I can say surely that just because i have a full collection and can experiment freely that doesnt mean im at the 'highest fun' at all. I actually had more fun when i was trying to get cards.

Now, the only time im really having fun is when a new update comes with new cards, so there's lots of new possibilities, or if the meta's stale as **** like it is now, its when i find an original deck that i like to play (most recent was Henselt Knights)
 
Short answer, not much. I've rarely played for over 2 months. I'll admit part of it is due to burnout. The rest.... Let's just say when I decide to game the starting point consists of weighing the options. I could play A, B or C. Suppose A is Gwent and B, C and so on are other games. Lately, when I weigh these options it's difficult to justify playing A over B, C or, well, anything else. Detailing all of the reasons why would be... time consuming. So I'm not going to go there :).

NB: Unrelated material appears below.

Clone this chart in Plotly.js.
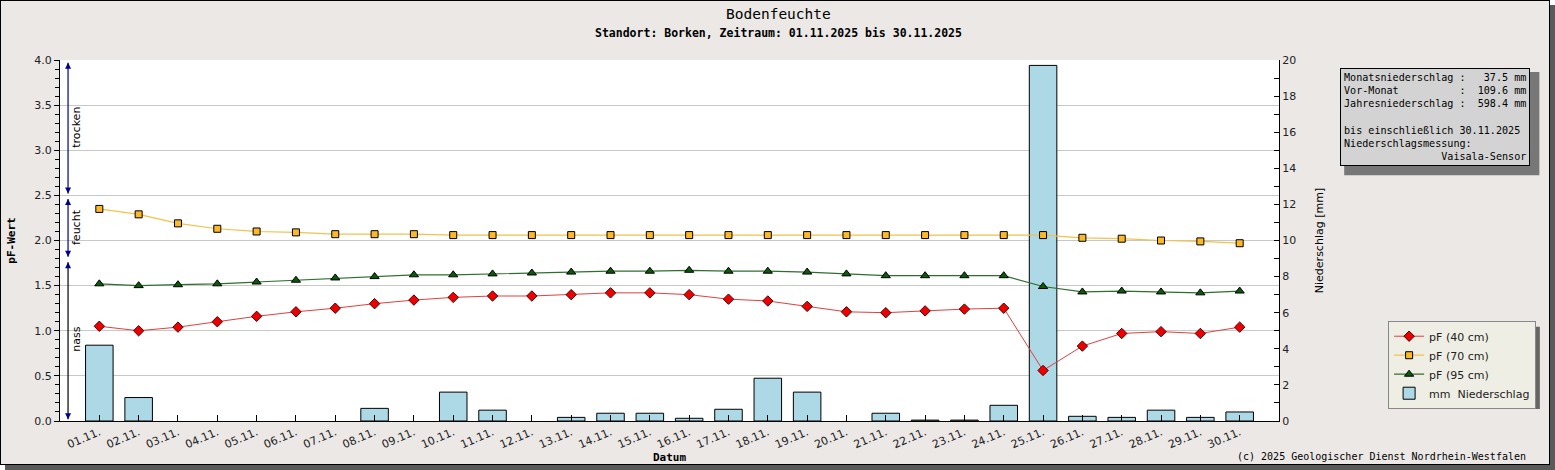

On the bright side, I do still keep Gwent installed and around though. Just in case the aforementioned reasons decide to go away.
 
No fun after Homecoming, i would like to enjoy it but i just can't stand it now. I want a ccg closer to witcher3-gwent like old gwent with big plays. Not this boring stale binary crap we have now. Find it rather impressive that some people enjoy Homecoming.
 
Serious Gwent/HC76 is for no-lifers. The causal mode is dead (not enough players) and seasonal is like...play this deck/faction only and win, this is the deck that works with seasonal...

As for ranked? Couldn't care less. I refer to my earlier comment.

When it comes out for mobile (which has been the point all along since HC came out..I hope there will be many more players.

And when every card has a base power minimum of 6. Then i'll give the game some time.
 
Well I absolutely didn't follow that chart in my progression through the game, just having fun with my own creations since I started.

But the game still have "highs and lows" to me. While I love the gameplay and it feels quite good to play the game, I still have no incentive to play much of the normal play; IT STILL FEELS LIKE GRINDING. It is really really sad, that I still can't play Arena (the mode which rarely bores me) and get daily reward points. Is that really too much to ask? Just increase entry cost for Arena if you think you are giving out too much...

As for normal play, I'd really like some official tournaments made by CDPR for normal (non-pro) people available. I don't really want to play tons and tons of games to maybe enter a tournament. It would be extremely fun to me to have some random tournaments that lasts 4 rounds or so, and you get rewards based on the number of wins, whatever the number of players in these tournaments are. Some incentive besides pointless ranked grinding to brew new decks and strategies would be extremely welcome.
Seasonal is usually boring to me as it is quite unbalanced and after a day or two there are just few best decks, and everything else is a waste of time to play in that mode.

I was super excited when they announced new faction coming to gwent, but then just remembered the points above and all of the excitement flew with the wind.